In the first we have the contrast between the crowds of people who came to watch and the absence of those crowds. That gives us a very solitary and lonely feeling.

In the second we have the contrast between the bright, colorful explosions and bangs of the fireworks and the complete darkness and utter silence after. That only makes the darkness seem all the deeper.

This is a very old principle. The Chinese Taoist philosopher Lao-zi (pronounced LA-o dzuh) wrote:

When the people of the Earth all know beauty as beauty,
There arises (the recognition of) ugliness.
When the people of the Earth all know the good as good,
There arises (the recognition of) evil.

Therefore:
Being and non-being interdepend in growth;
Difficult and easy interdepend in completion;
Long and short interdepend in contrast;
High and low interdepend in position;
Tones and voice interdepend in harmony;
Front and behind interdepend in company.

(Tao Teh Ching; Lin Yutang translation)

In other words, contrasts give significance. We know what cold is after we have become accustomed to warmth; we know what kindness really is only because we have experienced cruelty; the same could be said of countless other contrasting things in the universe.

So in hokku, something that is NOT there can be just as significant, perhaps even more at times, than something that IS there. That is why in Shiki’s verse, we feel the aloneness very deeply after all the people have gone, and we feel the darkness and silence all the more because of the contrast with the previous colorful explosions of “flower-fire.” as the Japanese call fireworks.

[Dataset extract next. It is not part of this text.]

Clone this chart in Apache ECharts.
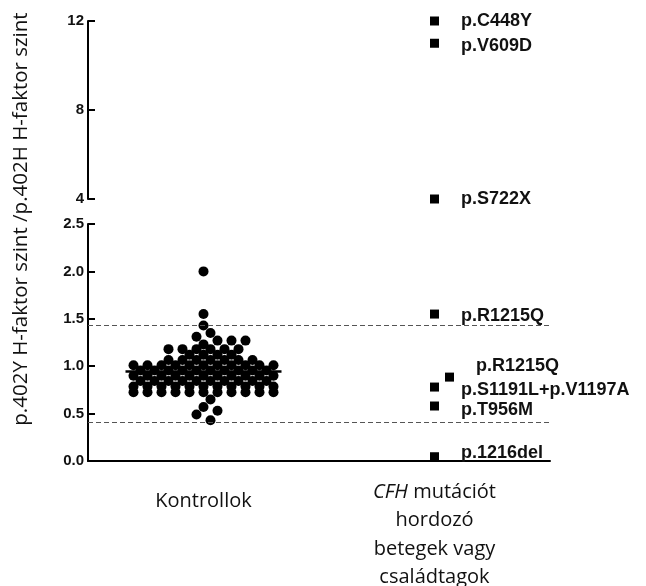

This is something everyone knows, but people tend to forget the most obvious things. Joni Mitchell wrote a song with the words

“Don’t it always seem to go,
That you don’t know what you’ve got
‘Til it’s gone…

It reminds me of the great American trilogy novel The Awakening Land by Conrad Richter. In the beginning, the female main character feels the deep forests and ancient trees of early frontier Ohio to be threatening and gloomy. But later on, when the forests are cleared and towns of streets and houses and shops are built, and she is far along in years, she begins to sense what had been lost with the cutting of the trees.